Date: Sunday, August 14, Noon EDT 

Location : Gore Place, Waltham, MA

The annual NERS picnic will be held at Gore Place, the lovely grounds of the former governor’s mansion in Waltham, MA. We’ll again have a huge, enclosed tent with water and electricity, adjacent bathroom facilities, tables and chairs for all, and plenty of lawn space for mingling and spreading out rugs. Supply your own picnic lunch, and NERS will provide soft drinks, tea, and coffee.

Lunch will be preceded by the ever-popular moth mart; we invite all members (dealers or not) to bring things to sell, swap, or give away. Past offerings have included rugs, bags and trappings, kilims, and other textiles; books and periodicals; and even tribal jewelry and clothing.

Following lunch, there’s the last show-and-tell of the season. Bring one or two of your treasured items to share with fellow members—mystery textiles or rugs, exotic specimens you think we should know more about, or wonderful new acquisitions you want to show off. 

Presenter: Jeff Spurr

Topic:  “Off the Beaten Path: A Yen for the Obscure in Textiles, Basketry, and Beadwork”
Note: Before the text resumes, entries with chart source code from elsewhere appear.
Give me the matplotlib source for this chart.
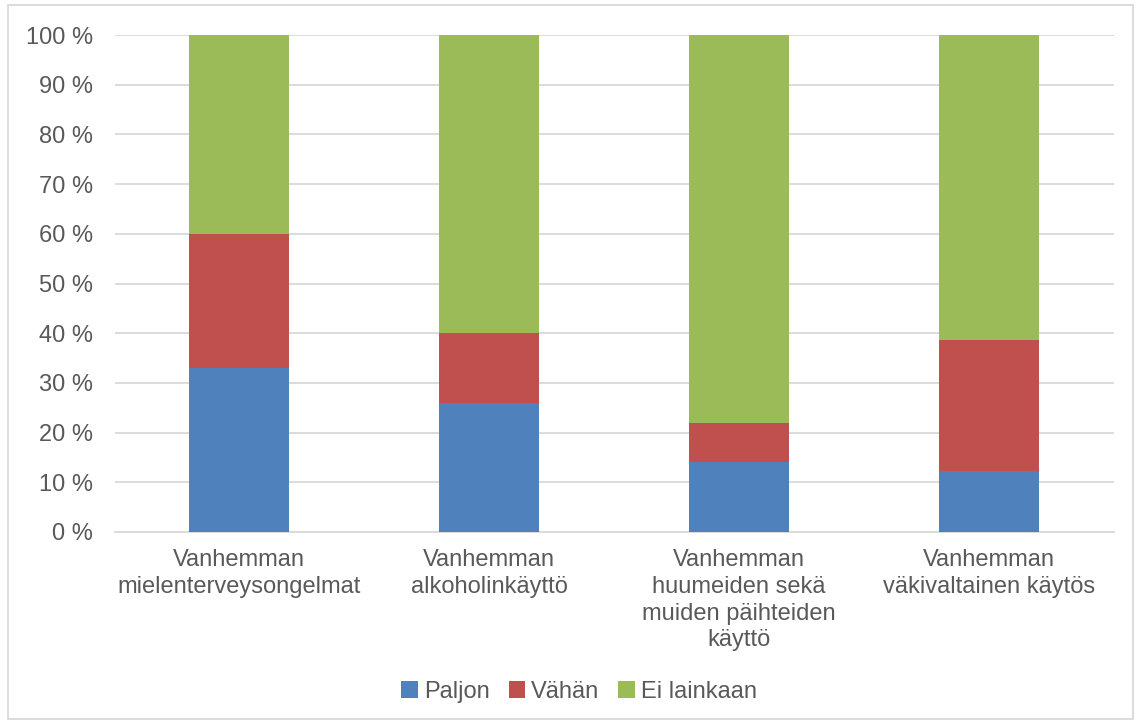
import matplotlib
matplotlib.use("Agg")
import matplotlib.pyplot as plt
from matplotlib.patches import Rectangle

categories = ["Vanhemman\nmielenterveysongelmat", "Vanhemman\nalkoholinkäyttö",
              "Vanhemman\nhuumeiden sekä\nmuiden päihteiden\nkäyttö", "Vanhemman\nväkivaltainen käytös"]
paljon = [33, 26, 14, 12.3]
vahan = [27, 14, 8, 26.3]
ei_lainkaan = [40, 60, 78, 61.4]
series_names = ["Paljon", "Vähän", "Ei lainkaan"]
colors = ["#4f81bd", "#c0504d", "#9bbb59"]
yticks = list(range(0, 101, 10))

plt.rcParams['font.family'] = ['Liberation Sans', 'DejaVu Sans']
txt = "#595959"
fs = 17

fig = plt.figure(figsize=(11.41, 7.27), dpi=100)
ax = fig.add_axes([114.5/1141, 1 - 532/727, 999/1141, 497/727])

x = range(len(categories))
bottom = [0]*len(categories)
for vals, name, c in zip([paljon, vahan, ei_lainkaan], series_names, colors):
    ax.bar(x, vals, width=0.4, bottom=bottom, color=c, label=name, zorder=3)
    bottom = [b + v for b, v in zip(bottom, vals)]

ax.set_xlim(-0.5, len(categories) - 0.5)
ax.set_ylim(0, 100)
ax.set_yticks(yticks)
ax.set_yticklabels([f"{t} %" for t in yticks], fontsize=fs, color=txt)
ax.set_xticks(list(x))
ax.set_xticklabels(categories, fontsize=fs, color=txt, linespacing=1.29)
ax.tick_params(axis='both', length=0)
ax.tick_params(axis='y', pad=15.5)
ax.tick_params(axis='x', pad=12)
ax.grid(axis='y', color="#d9d9d9", linewidth=1.3, zorder=0)
for s in ['top', 'right', 'left']:
    ax.spines[s].set_visible(False)
ax.spines['bottom'].set_color("#d9d9d9")
ax.spines['bottom'].set_linewidth(1.3)

leg = fig.legend(loc='center', bbox_to_anchor=(579/1141, 1 - 692/727), ncol=3, frameon=False,
                 fontsize=fs, handlelength=0.7, handleheight=0.7, handletextpad=0.25, columnspacing=0.8)
for t in leg.get_texts():
    t.set_color(txt)

fig.patches.append(Rectangle((8/1141, 1 - 719/727), 1125/1141, 714/727, transform=fig.transFigure,
                             fill=False, edgecolor="#d9d9d9", linewidth=1.3))

fig.savefig("out.png", dpi=100, facecolor="white")
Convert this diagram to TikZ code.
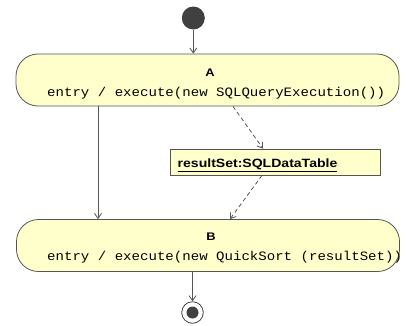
\documentclass[tikz,border=0pt]{standalone}
\usepackage{fontspec}
\usetikzlibrary{arrows.meta}
\newfontfamily\labelfont[FakeStretch=1.17]{Liberation Sans}
\newfontfamily\codefont[FakeStretch=1.1]{Liberation Mono}
\definecolor{statefill}{HTML}{FFFFCC}
\definecolor{edge}{HTML}{555555}
\definecolor{dot}{HTML}{404040}
\tikzset{
  statebox/.style={draw=edge, fill=statefill, rounded corners=22pt,
    minimum width=383pt, minimum height=52pt, inner sep=0pt, line width=0.8pt},
  objbox/.style={draw=edge, fill=statefill, minimum width=210pt,
    minimum height=26pt, inner sep=0pt, line width=0.8pt},
  title/.style={font=\labelfont\bfseries\fontsize{11}{13}\selectfont,
    anchor=base, inner sep=0pt},
  objname/.style={font=\labelfont\bfseries\fontsize{12}{14}\selectfont,
    anchor=base west, inner sep=0pt},
  code/.style={font=\codefont\fontsize{12.8}{15}\selectfont,
    anchor=base west, inner sep=0pt},
  flow/.style={draw=edge, line width=0.8pt,
    -{Straight Barb[length=5pt,width=7pt]}},
  dep/.style={flow, dash pattern=on 4pt off 3pt},
}
\begin{document}
\begin{tikzpicture}[x=1pt,y=-1pt]
\useasboundingbox (0,0) rectangle (406,325);

% pseudo states
\node[circle, fill=dot, minimum size=23pt, inner sep=0pt] (init) at (193.3,18) {};
\node[circle, draw=dot, line width=0.8pt, minimum size=21.6pt, inner sep=0pt] (final) at (192.5,312.5) {};
\node[circle, fill=dot, minimum size=12pt, inner sep=0pt] (finaldot) at (final) {};

% state A
\node[statebox] (A) at (207.5,80) {};
\node[title] (Aname) at (210,76) {A};
\node[code] (Aentry) at (47,96) {entry / execute(new SQLQueryExecution())};

% object flowing between the states
\node[objbox] (rs) at (275,162) {};
\node[objname] (rsname) at (177.5,167.3) {\underline{resultSet:SQLDataTable}};

% state B
\node[statebox] (B) at (208,245.5) {};
\node[title] (Bname) at (211,240.5) {B};
\node[code] (Bentry) at (47,260) {entry / execute(new QuickSort (resultSet))};

% transitions and object flows
\draw[flow] (init.south) -- (init.south |- A.north);
\draw[flow] ([xshift=-109.5pt]A.south) -- ([xshift=-110pt]B.north);
\draw[dep] ([xshift=25.5pt]A.south) -- ([xshift=-12pt]rs.north);
\draw[dep] ([xshift=-13pt]rs.south) -- ([xshift=22pt]B.north);
\draw[flow] (B.south -| final) -- (final.north);
\end{tikzpicture}
\end{document}
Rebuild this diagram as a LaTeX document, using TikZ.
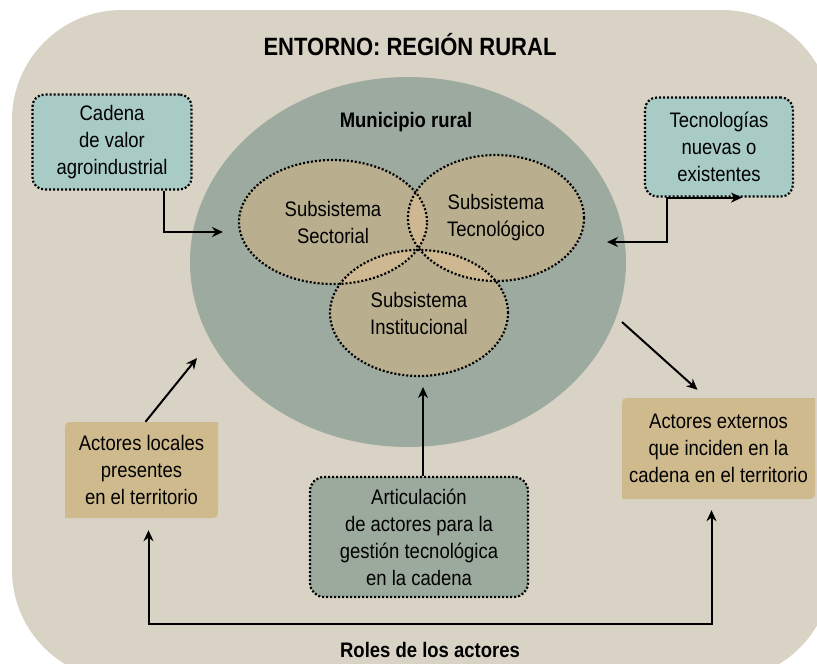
\documentclass[tikz,border=0pt]{standalone}
\usepackage{fontspec}
\setmainfont{Liberation Sans}[FakeStretch=0.88]
\usetikzlibrary{shapes.geometric,arrows.meta,calc}
\definecolor{bgc}{HTML}{D9D3C6}
\definecolor{munc}{HTML}{9DAA9F}
\definecolor{subc}{HTML}{B9AF8F}
\definecolor{ovlc}{HTML}{CDB892}
\definecolor{tealc}{HTML}{A8CBC5}
\definecolor{tanc}{HTML}{CEBA8D}
\definecolor{artc}{HTML}{9BAA9D}
\newcommand\leafbox[4]{\fill[tanc] (#1,#4) -- (#1,#2+10) .. controls (#1,#2) .. (#1+10,#2) -- (#3,#2) -- (#3,#4-10) .. controls (#3,#4) .. (#3-10,#4) -- cycle;}
\begin{document}
\begin{tikzpicture}[x=1pt,y=-1pt,
 txt/.style={font=\fontsize{21}{27}\selectfont, align=center, text=black},
 btxt/.style={font=\fontsize{21}{27}\selectfont\bfseries, text=black},
 dotb/.style={draw=black, line width=2.2pt, dash pattern=on 2pt off 2pt},
 arr/.style={line width=2pt, -{Stealth[length=11pt,width=10pt]}},
 arrb/.style={line width=2pt, {Stealth[length=11pt,width=10pt]}-{Stealth[length=11pt,width=10pt]}},
 ]
\useasboundingbox (0,0) rectangle (817,664);
\clip (0,0) rectangle (817,664);
\fill[bgc, rounded corners=110pt] (12,10) rectangle (832,680);

\node[font=\fontsize{25}{30}\selectfont\bfseries] (title) at (410,45) {ENTORNO: REGIÓN RURAL};

% municipio
\node[ellipse, fill=munc, minimum width=436pt, minimum height=370pt, inner sep=0pt] (mun) at (408,262) {};
\node[btxt] (munl) at (406,122) {Municipio rural};

% subsystem fills
\fill[subc] (333,222) ellipse [x radius=94, y radius=62];
\fill[subc] (496,218) ellipse [x radius=88, y radius=63];
\fill[subc] (419,313) ellipse [x radius=89, y radius=63];
\begin{scope}
\clip (333,222) ellipse [x radius=94, y radius=62];
\fill[ovlc] (496,218) ellipse [x radius=88, y radius=63];
\fill[ovlc] (419,313) ellipse [x radius=89, y radius=63];
\end{scope}
\begin{scope}
\clip (496,218) ellipse [x radius=88, y radius=63];
\fill[ovlc] (419,313) ellipse [x radius=89, y radius=63];
\end{scope}
\node[ellipse, dotb, minimum width=188pt, minimum height=124pt, inner sep=0pt, txt] (sec) at (333,222) {Subsistema\\Sectorial};
\node[ellipse, dotb, minimum width=176pt, minimum height=126pt, inner sep=0pt, txt] (tecn) at (496,218) {Subsistema\\Tecnológico};
\node[ellipse, dotb, minimum width=178pt, minimum height=126pt, inner sep=0pt, txt] (inst) at (419,313) {Subsistema\\Institucional};

% boxes
\node[txt, fill=tealc, dotb, rounded corners=12pt, minimum width=159pt, minimum height=95pt, inner sep=0pt] (cad) at (112,142) {Cadena\\de valor\\agroindustrial};
\node[txt, fill=tealc, dotb, rounded corners=12pt, minimum width=148pt, minimum height=99pt, inner sep=0pt] (tec) at (719,147) {Tecnologías\\nuevas o\\existentes};
\node[txt, fill=artc, dotb, rounded corners=14pt, minimum width=218pt, minimum height=120pt, inner sep=0pt] (art) at (419,537) {Articulación\\de actores para la\\gestión tecnológica\\en la cadena};

\leafbox{65}{422}{218}{518}
\node[txt, minimum width=153pt, minimum height=96pt, inner sep=0pt] (loc) at (141.5,470) {Actores locales\\presentes\\en el territorio};
\leafbox{622}{398}{815}{499}
\node[txt, minimum width=193pt, minimum height=101pt, inner sep=0pt] (ext) at (718.5,448.5) {Actores externos\\que inciden en la\\cadena en el territorio};

\node[btxt] (roles) at (430,650) {Roles de los actores};

% connectors
\coordinate (cadTip) at (223,232);
\draw[arr] ([xshift=52pt]cad.south) |- (cadTip);
\coordinate (tecTip) at (607,242);
\draw[arrb] (tecTip) -| ([xshift=-52pt]tec.south) -- ([xshift=23pt]tec.south);
\coordinate (locTip) at (197,358);
\draw[arr] ([xshift=4pt]loc.north) -- (locTip);
\coordinate (extFrom) at (622,322);
\draw[arr] (extFrom) -- ([xshift=-21pt,yshift=8pt]ext.north);
\coordinate (instTip) at (423,387);
\draw[arr] ([xshift=4pt]art.north) -- (instTip);
\coordinate (rolesY) at (0,624);
\coordinate (locBot) at ([xshift=7pt,yshift=-12pt]loc.south);
\coordinate (extBot) at ([xshift=-7pt,yshift=-11pt]ext.south);
\draw[arrb] (locBot) -- (locBot |- rolesY) -| (extBot);
\end{tikzpicture}
\end{document}
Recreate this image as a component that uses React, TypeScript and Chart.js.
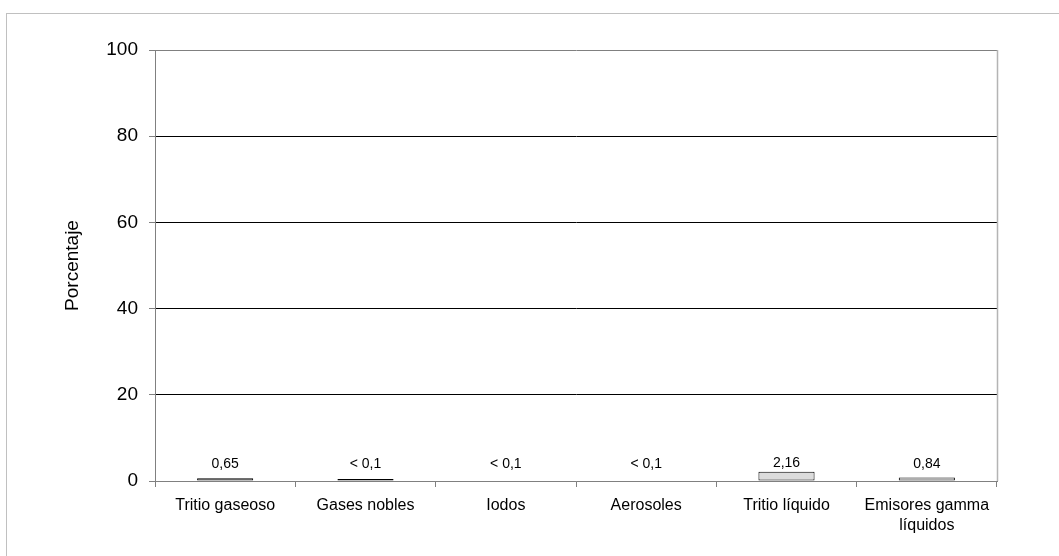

Date: Sunday, May 1, 2022, 3 PM EDT 

Location : Durant-Kenrick House, Newton, MA

Abstract:

On Sunday, May 1, NERS member and frequent speaker Jeff Spurr’s “Off the Beaten Path: A Yen for the Obscure in Textiles, Basketry, and Beadwork” will mark our welcome return to in-person presentations. His talk, originally given to the Hajji Baba Club, New York, in 2013, addresses the whys, wherefores, and history of his collecting, with stories from “the field.” Photographs of the walls of his apartment reveal some of that collecting range and its changes through time, as well as the textiles, beadwork, and basketry representing the traditions that have primarily captured his attention. He could have selected other traditions but here will focus on some that have specially appealed to him—Kashmir shawls, Central Asian textiles, Kuba textiles, Pygmy barkcloths, Kirdi beadwork (from Cameroon), textiles of Sumatra, and textiles, beadwork, and basketry of Borneo.